Sin embargo, las luces de Navidad, que tan felices ahora nos hacen, habrían sido impensables en la España del XIX, en cuyos primeros años de siglo las escasas farolas que proyectaban su luz sobre algunos de los escasos y privilegiados adoquinados públicos (no en todas las calles se podía mandar a alguien «a tomar viento a la farola») lo hacían alimentando su llama a través de lámparas de aceite o petróleo. Ya en el año 1832, se instalaron en Madrid las farolas de estilo fernandino (referido, en este caso, al arte aplicado al mobiliario urbano que se desarrolló en España durante el reinado de Fernando VII: 1814-1833), y su moda se extendería poco después a otras ciudades de España. De hecho, las farolas que actualmente engalanan y dan luz a algunas de las hermosas calles de Zaragoza -como es el caso de la calle Alfonso- son reproducciones de las farolas fernandinas del XIX, que devuelven en parte el luminoso arte modernista que durante las primeras décadas del siglo XX embelleció de art decó el paisaje urbano de la capital aragonesa.

Pero volviendo al alumbrado público, no sería hasta el mes de septiembre de 1834 (siendo la reina Isabel II todavía una niña de tan solo 4 años de edad) cuando, mediante un real decreto, se ordenó que en todas las capitales de provincia de España donde todavía no los hubiera, habrían de establecerse el servicio de serenos y el de alumbrado nocturno, ya que así correspondía a las miras ilustradas (pues por algo el anterior siglo de la Ilustración había sido el de las luces) de su Majestad. Para entonces las farolas de las calles de Madrid ya eran muchas (de manera que a partir de entonces el despectivo término «abrazafarolas» tuvo ya vía libre para su invención) y eran de gas; pero de iluminación tan lánguida y deficiente, que proyectaban más sombras que luces sobre el suelo, haciendo dudar a los transeúntes -como a Don Quijote- de si el bulto que veían aproximarse en la oscuridad correspondía a un ser real o a un fantasma; de donde se generó la expresión «hacer luz de gas», en referencia a la actitud consciente de una persona para generar una percepción engañosa de la realidad en otra.

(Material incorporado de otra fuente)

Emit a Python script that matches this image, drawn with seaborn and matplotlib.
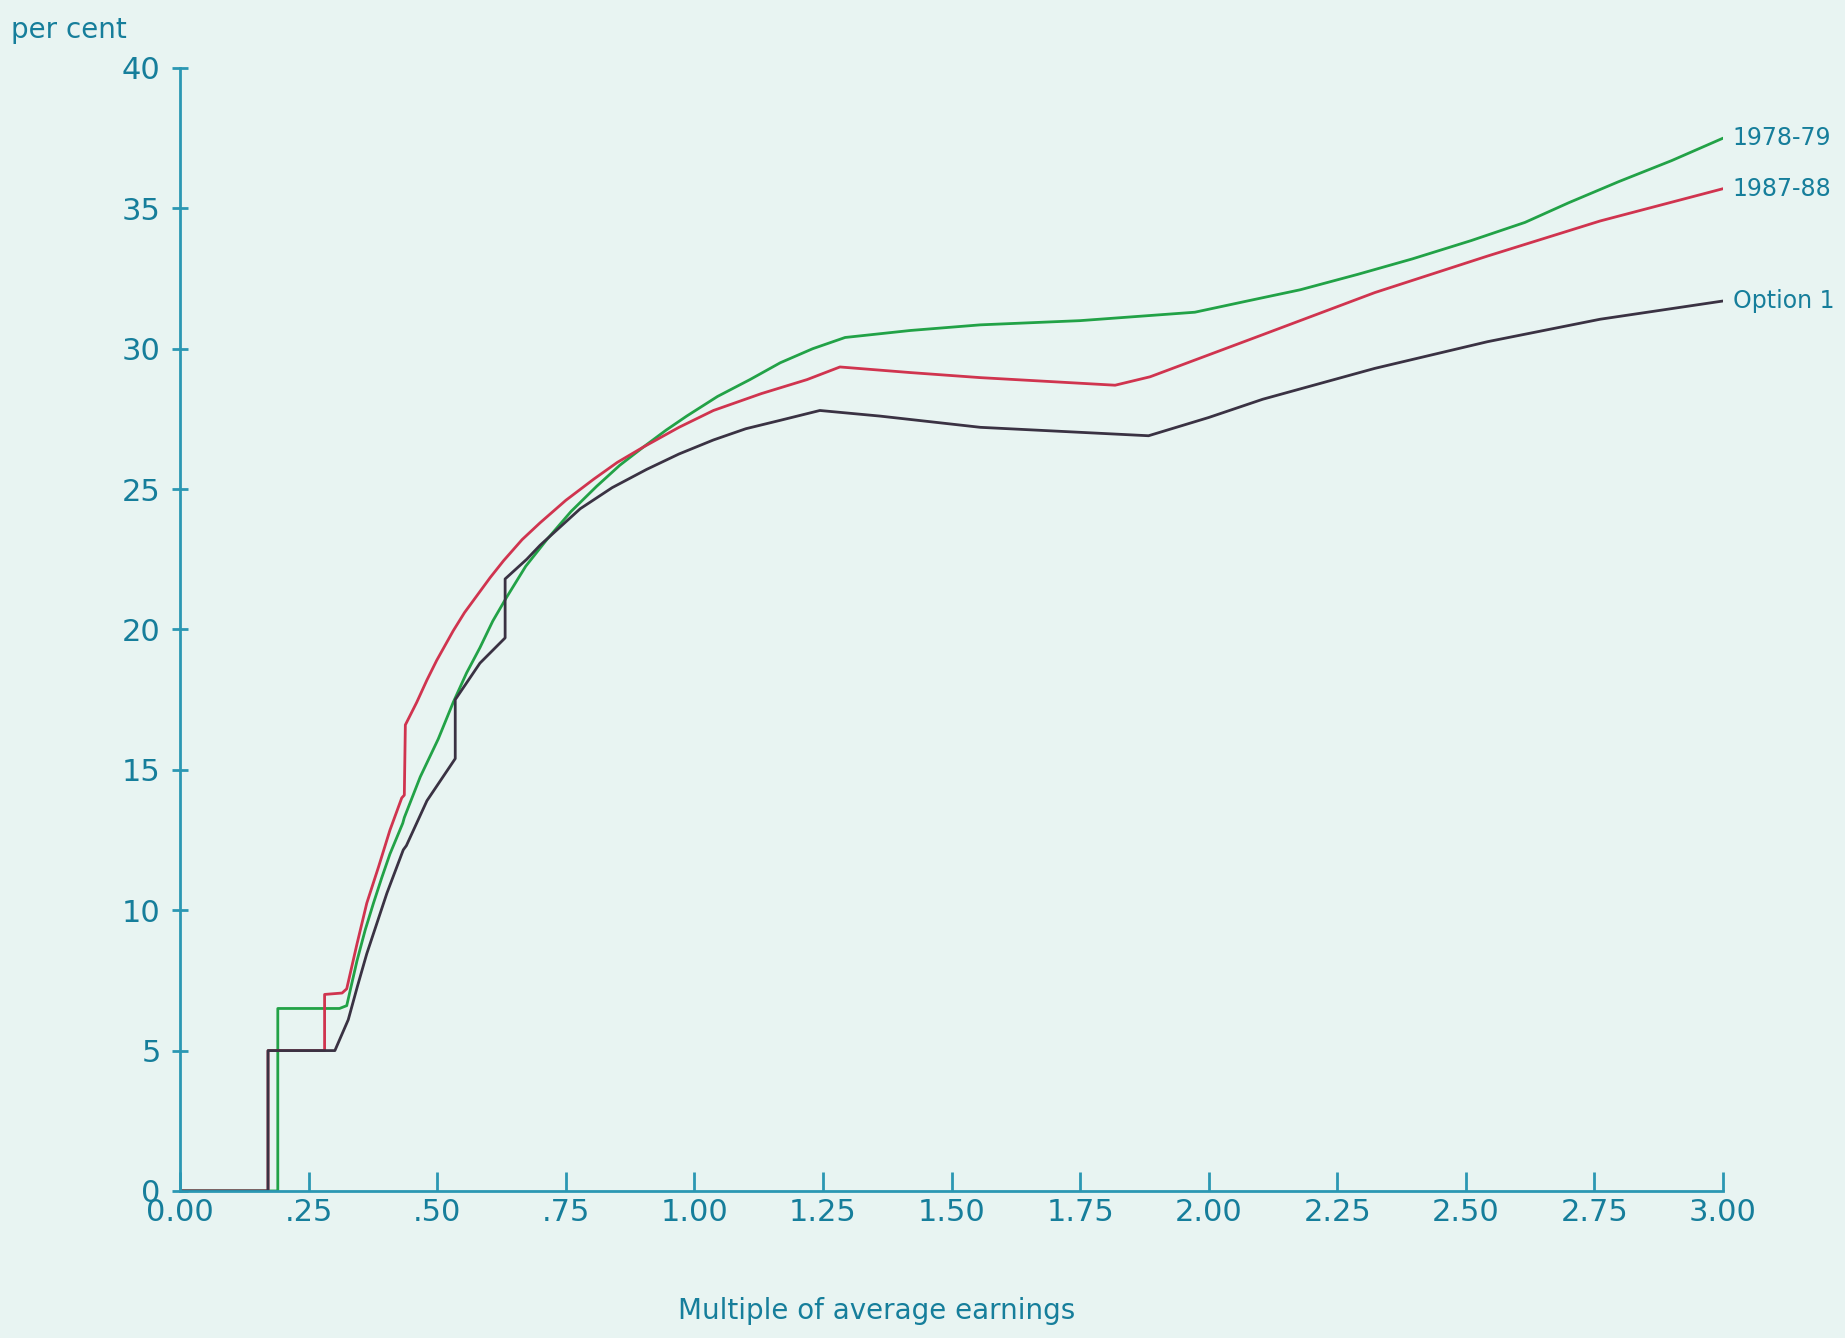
import numpy as np
import pandas as pd
import matplotlib
matplotlib.use("Agg")
import matplotlib.pyplot as plt
import seaborn as sns

# valeurs (taux en %, multiple du salaire moyen)
x_7879 = [0.0, 0.190, 0.190, 0.310, 0.324, 0.344, 0.360, 0.376, 0.392, 0.408, 0.433, 0.436,
          0.467, 0.502, 0.531, 0.557, 0.583, 0.608, 0.635, 0.672, 0.713, 0.760, 0.810,
          0.855, 0.901, 0.945, 0.985, 1.045, 1.108, 1.167, 1.230, 1.293, 1.420, 1.556,
          1.750, 1.973, 2.075, 2.178, 2.290, 2.396, 2.510, 2.615, 2.700, 2.797, 2.900, 3.000]
y_7879 = [0.0, 0.0, 6.5, 6.5, 6.6, 8.2, 9.3, 10.25, 11.15, 12.0, 13.1, 13.3,
          14.75, 16.1, 17.4, 18.45, 19.35, 20.3, 21.15, 22.25, 23.2, 24.2, 25.1,
          25.85, 26.5, 27.1, 27.6, 28.3, 28.9, 29.5, 30.0, 30.4, 30.65, 30.85,
          31.0, 31.3, 31.7, 32.1, 32.65, 33.2, 33.85, 34.5, 35.2, 35.95, 36.7, 37.5]

x_8788 = [0.0, 0.171, 0.171, 0.281, 0.281, 0.315, 0.324, 0.344, 0.363, 0.386, 0.408, 0.431,
          0.436, 0.438, 0.460, 0.480, 0.499, 0.531, 0.553, 0.577, 0.603, 0.629, 0.665,
          0.700, 0.750, 0.804, 0.850, 0.901, 0.970, 1.037, 1.130, 1.219, 1.283, 1.420,
          1.556, 1.818, 1.886, 2.105, 2.323, 2.542, 2.761, 3.000]
y_8788 = [0.0, 0.0, 5.0, 5.0, 7.0, 7.05, 7.2, 8.8, 10.25, 11.55, 12.85, 14.0,
          14.1, 16.6, 17.4, 18.2, 18.9, 19.95, 20.6, 21.2, 21.85, 22.45, 23.2,
          23.8, 24.6, 25.35, 25.95, 26.5, 27.2, 27.8, 28.4, 28.9, 29.35, 29.15,
          28.97, 28.7, 29.0, 30.5, 32.0, 33.3, 34.55, 35.7]

x_opt1 = [0.0, 0.171, 0.171, 0.301, 0.327, 0.345, 0.363, 0.402, 0.434, 0.440, 0.480, 0.535,
          0.535, 0.583, 0.632, 0.632, 0.674, 0.700, 0.778, 0.840, 0.907, 0.970, 1.037,
          1.100, 1.167, 1.244, 1.361, 1.556, 1.883, 2.000, 2.105, 2.323, 2.542, 2.761, 3.000]
y_opt1 = [0.0, 0.0, 5.0, 5.0, 6.1, 7.3, 8.45, 10.6, 12.15, 12.3, 13.9, 15.4,
          17.5, 18.8, 19.7, 21.8, 22.5, 23.0, 24.3, 25.05, 25.7, 26.25, 26.75,
          27.15, 27.45, 27.8, 27.6, 27.2, 26.9, 27.55, 28.2, 29.3, 30.25, 31.05, 31.7]

series = [("1978-79", x_7879, y_7879, "#22a247"),
          ("1987-88", x_8788, y_8788, "#d0344f"),
          ("Option 1", x_opt1, y_opt1, "#3a3243")]

x_ticks = [0, 0.25, 0.5, 0.75, 1.0, 1.25, 1.5, 1.75, 2.0, 2.25, 2.5, 2.75, 3.0]
x_tick_labels = ["0.00", ".25", ".50", ".75", "1.00", "1.25", "1.50", "1.75",
                 "2.00", "2.25", "2.50", "2.75", "3.00"]
y_ticks = [0, 5, 10, 15, 20, 25, 30, 35, 40]

paper = "#e8f4f2"
teal = "#2b97b3"
ink = "#167e9b"

sns.set_style("white")
plt.rcParams["font.family"] = ["DejaVu Sans"]

fig = plt.figure(figsize=(18.45, 13.38), dpi=100, facecolor=paper)
ax = fig.add_axes([0.0976, 0.1099, 0.8363, 0.8393], facecolor=paper)

for name, xs, ys, col in series:
    df = pd.DataFrame({"x": xs, "y": ys})
    sns.lineplot(data=df, x="x", y="y", ax=ax, color=col, linewidth=2.0,
                 estimator=None, sort=False)
    ax.annotate(name, xy=(xs[-1], ys[-1]), xytext=(7, 0), textcoords="offset points",
                va="center", ha="left", fontsize=17, color=ink, annotation_clip=False)

ax.set_xlim(0, 3)
ax.set_ylim(0, 40)
ax.set_xticks(x_ticks)
ax.set_xticklabels(x_tick_labels)
ax.set_yticks(y_ticks)
ax.set_xlabel("")
ax.set_ylabel("")

for s in ["top", "right"]:
    ax.spines[s].set_visible(False)
for s in ["left", "bottom"]:
    ax.spines[s].set_color(teal)
    ax.spines[s].set_linewidth(2)

ax.tick_params(axis="x", direction="in", length=14, width=2, color=teal,
               labelsize=22, labelcolor=ink, pad=5, bottom=True)
ax.tick_params(axis="y", direction="inout", length=12, width=2, color=teal,
               labelsize=22, labelcolor=ink, pad=8, left=True)

fig.text(0.006, 0.988, "per cent", fontsize=20, color=ink, ha="left", va="top")
fig.text(0.475, 0.010, "Multiple of average earnings", fontsize=20, color=ink,
         ha="center", va="bottom")

fig.savefig("out.png", dpi=100, facecolor=paper)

Por otra parte, la asociación de los serenos con el servicio de alumbrado público en el real decreto, no se debía a algo casual, y de hecho, en 1840 quedaron unificadas en España las funciones de sereno y farolero (que no cualquiera para ello servía, de ahí la expresión «no te metas farolero»), siendo los serenos responsables de la conservación, limpieza y uso de las farolas públicas.

Posteriormente, en 1847, un nuevo decreto dejaba oficialmente regulados todos los demás cometidos de los serenos. En él se establecía que habrían de llevar de noche el uniforme reglamentario, portando con ellos «un chuzo o lanzón, un pito y un farol encendido». Fueron además los serenos adelantados hombres y mujeres del tiempo de nuestros días, ya que entre otras tareas, debían anunciar en voz alta la hora, por lo menos cada cuarto, y el estado de la atmósfera. De ahí que -al menos hasta no hace muchos años- fuera corriente la expresión coloquial de (por ejemplo) «las 12 en punto y [tiempo] sereno» como respuesta a la pregunta de ¿qué hora es?

El oficio de sereno (quienes llegada la Navidad solían distribuir por las casas tarjetas de felicitación para pedir aguinaldo) desapareció en España a finales de los setenta. Pero afortunadamente nos han quedado las bombillas, el chocolate caliente y los churros. Qué bonita tríada para nuestros atribulados días, felizmente serenados a través del benéfico espíritu invernal de la Navidad.

Y así seguimos, iluminados por la breve pero reconfortante luz del solsticio de invierno que se avecina, en que se vuelve a proclamar el triunfo del sol sobre las tinieblas y el nacimiento de la Humanidad hacia un renovado encuentro con la vida. Mientras tanto, en muchos lugares del mundo, multitud de niñas y niños se siguen conformando con la luz tenue de una farola, a orillas de un paseo marítimo, o en una céntrica plaza de su pueblo o ciudad, bajo cuya iluminación poder estudiar en un ajado libro, o hacer los deberes de mates, a lápiz y sobre un gastado cuaderno, para la clase del día siguiente en el cole.